Next we heat the particles in the subsample, by adding velocities drawn from an isotropic Gaussian. To mimic that this heating only happens in the inner part of the galaxy where stars are abundant, we only heat stars within 1 kpc:
[41]:
from galpy.orbit import Orbit
from galpy.util import coords
def heat_orbits(samp,sigma,rmax):
new_vx= samp.vx()+numpy.random.normal(size=samp.size)*sigma*(samp.r() < rmax)
new_vy= samp.vy()+numpy.random.normal(size=samp.size)*sigma*(samp.r() < rmax)
new_vz= samp.vz()+numpy.random.normal(size=samp.size)*sigma*(samp.r() < rmax)
new_vR, new_vT, _= coords.rect_to_cyl_vec(new_vx,new_vy,new_vz,
samp.R(),samp.phi(),samp.z(),
cyl=True)
return Orbit([samp.R(),new_vR,new_vT,samp.z(),new_vz,samp.phi()])
def heat_subsample(samp,sigma,rmax):
heated_subsamp= heat_orbits(subsamp,sigma,rmax=1.*u.kpc)
ts= numpy.linspace(0.,.5,101)*u.Gyr
heated_subsamp.integrate(ts,hp)
return heated_subsamp
We then compare the resulting density distribution for different levels of heating in Figure 6.10 (note that the velocity dispersion of the dark matter is \(\approx 10\,\mathrm{km\,s}^{-1}\) for the unperturbed system).
[42]:
figure(figsize=(7,5.5))
plotrs= plot_sample_density(subsamp(ts[-1]),bins,subsamp_weight,
r_plot_unit=u.kpc,
label=r'$\mathrm{Heating}\ \sigma = 0$')
heated_subsamp= heat_subsample(subsamp,10.*u.km/u.s,rmax=1.*u.kpc)
plotrs= plot_sample_density(heated_subsamp(ts[-1]),bins,subsamp_weight,
r_plot_unit=u.kpc,
label=r'$\mathrm{Heating}\ \sigma = 10\,\mathrm{km\,s}^{-1}$')
heated_subsamp= heat_subsample(subsamp,20.*u.km/u.s,rmax=1.*u.kpc)
plotrs= plot_sample_density(heated_subsamp(ts[-1]),bins,subsamp_weight,
r_plot_unit=u.kpc,
label=r'$\mathrm{Heating}\ \sigma = 20\,\mathrm{km\,s}^{-1}$')
heated_subsamp= heat_subsample(subsamp,40.*u.km/u.s,rmax=1.*u.kpc)
plotrs= plot_sample_density(heated_subsamp(ts[-1]),bins,subsamp_weight,
r_plot_unit=u.kpc,
label=r'$\mathrm{Heating}\ \sigma = 40\,\mathrm{km\,s}^{-1}$')
plot(plotrs.to(u.kpc),hp.dens(plotrs,0.),color='k',
label=r'$\mathrm{Analytical\ Hernquist\ profile}$')
xlabel(r'$r\,(\mathrm{kpc})$')
ylabel(r'$\rho\,(M_\odot\,\mathrm{pc}^{-3})$')
xlim(0.01,100)
ylim(1e-9,3e1)
gca().xaxis.set_major_formatter(FuncFormatter(
lambda y,pos: (r'${{:.{:1d}f}}$'.format(int(\
numpy.maximum(-numpy.log10(y),0)))).format(y)))

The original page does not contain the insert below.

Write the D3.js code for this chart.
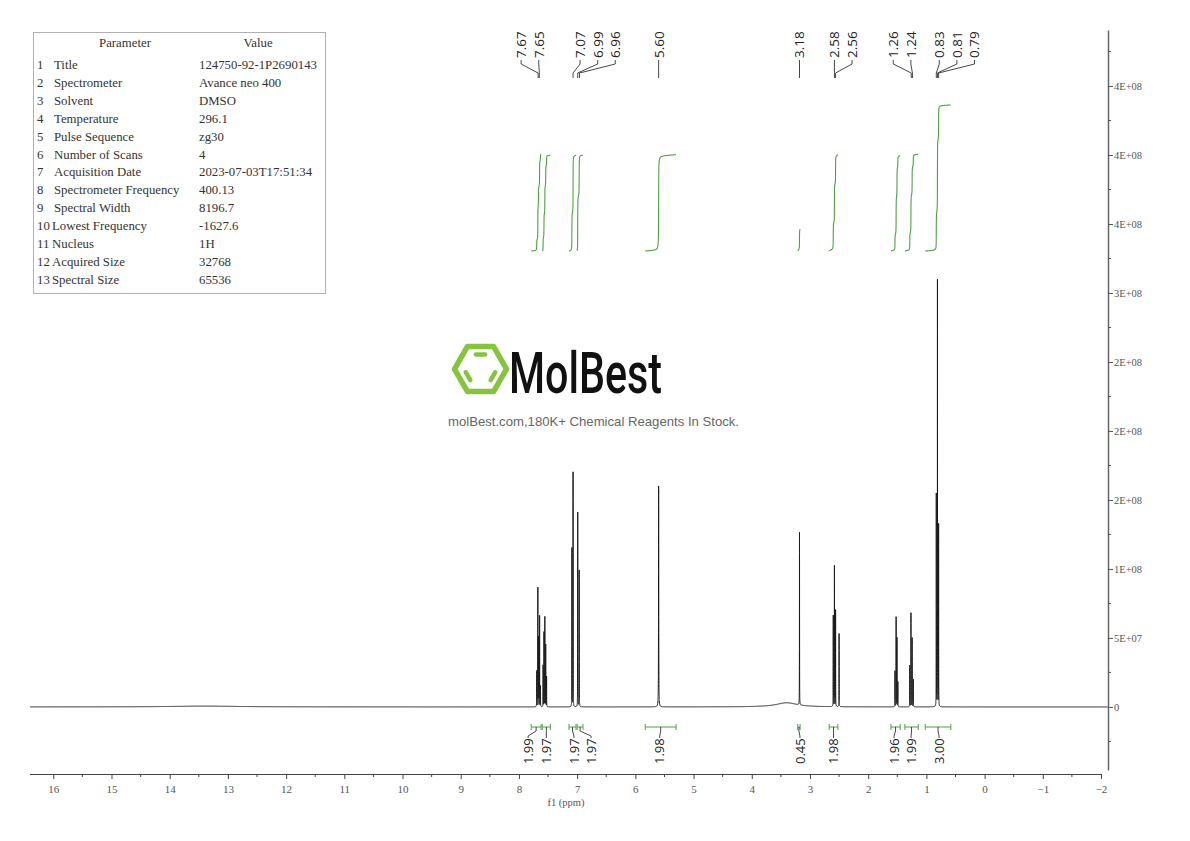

legend(frameon=False,fontsize=18.);
Figure 6.10: Hernquist profiles heated by feedback in the inner kpc.
We see that the heating indeed causes a core to form (the density in the center becomes constant with radius) and that the size of the core depends on the amount of heating applied, with larger values corresponding to larger cores. Thus, to create a core with a size of a few hundred pc, we need to heat the dark-matter distribution by \(\approx 20\,\mathrm{km\,s}^{-1}\).
The standard explanation for the source of this heating (e.g., Pontzen & Governato 2012) is that it comes from the non-adiabatic changes in the stellar-mass profile that result from repeated supernova explosions of massive stars. Thus, eventually, the source of this gravitational energy has to be related to the energy released by supernovae of massive stars. The total amount of gravitational energy required is \(\approx M(r<1\,\mathrm{kpc})\,\sigma^2 /2 \approx 3\times 10^{53}\,\mathrm{erg}\) (this estimate agrees well with more sophisticated treatments, e.g., Peñarrubia et al. 2012). We can compare that number to the total amount of energy released by supernovae in Fornax, which has a stellar mass of \(\approx 3\times 10^7\,M_\odot\), corresponding to about \(10^8\) stars. According to the standard Kroupa (2001) initial mass function, 0.37% of stars have high enough mass (\(M > 8\,M_\odot\)) to explode as a supernova, or about \(3.7\times 10^5\) for the total stellar population of Fornax. Each supernova releases about \(10^{51}\,\mathrm{erg}\), or a total of \(3.7\times 10^{56}\,\mathrm{erg}\) for Fornax’s stars. Thus, there is plenty of energy released in supernovae available for heating the dark-matter gravitational potential and even transferring only a fraction of 1% of the energy released in supernovae to the dark-matter distribution is enough to turn the cusps predicted by the standard cold-dark-matter paradigm into the observed cores.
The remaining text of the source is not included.